The data set description states that different Fitbit types were used in this dataset. This was not noticed during the analyis, but this could have influenced the results nonetheless.

# Act

Let’s get back to the initial research questions:
**1\. What are some trends in smart device usage?**
**2\. How could these trends apply to BellaBeat customers?**
**3\. How could these trends help influence BellaBeat marketing strategy?**

**1\. What are some trends in smart device usage?**
The following monotonic relations have been found:

* A moderate positive relation between ‘total steps’ and ‘calories’.
* A moderate positive relation ‘very active minutes’ and ‘calories’.
* A moderate negative relation between ‘sleep’ and ‘sedentary activity’.

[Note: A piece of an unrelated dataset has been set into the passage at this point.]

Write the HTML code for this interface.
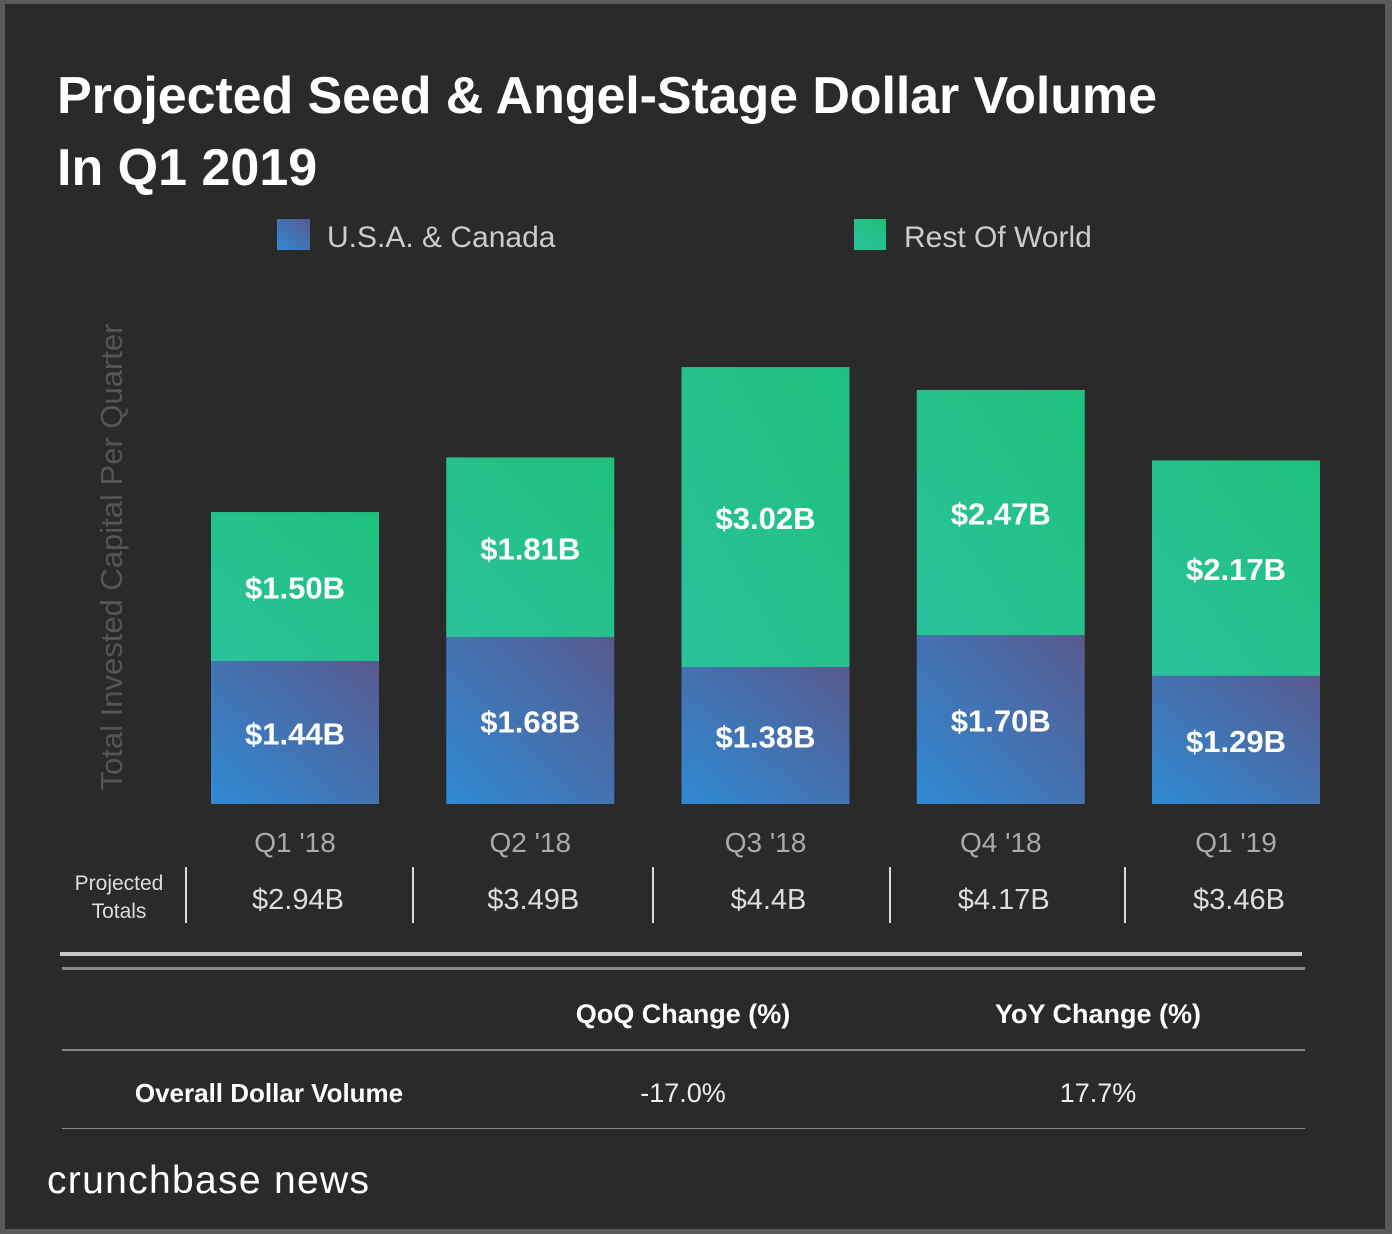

This data suggests that on days when one walks or spends more ‘very active’ minutes more one tends to burn more calories. It cannot be said whether this is a linear relation or not. It can also not be said for certain if this relation is causative. Since burning calories doesn’t cause any activity, but is caused by activity one could assume that there is a causative relation. However, there could also be a confounding variable, influencing both.
The same holds true for the monotonic relation between ‘sleep’ and ‘sedentary activity’, therefore more research is suggested.

**2\. How could these trends apply to BellaBeat customers?**
One could use their BellaBeat as a step counter to motivate oneself to take more steps, so one could burn more calories.Also one could use the BellaBeat to motivate oneself to spend more time being very active, so one could burn more calories.Also BellaBeat users could measure one’s sleep, to motivate oneself to be more active the next day.

**3\. How could these trends help influence BellaBeat marketing strategy?**
The BellaBeat team could use these findings to promote the effectiveness of tracking sleep and activity. They could promote how it influences calories burnt and how more sleep has a relation with less sedentary activity.
Right now, BellaBeat collects data on activity, sleep, stress, and reproductive health. They could possibly add a step tracker, since this is correlated with more calories burnt.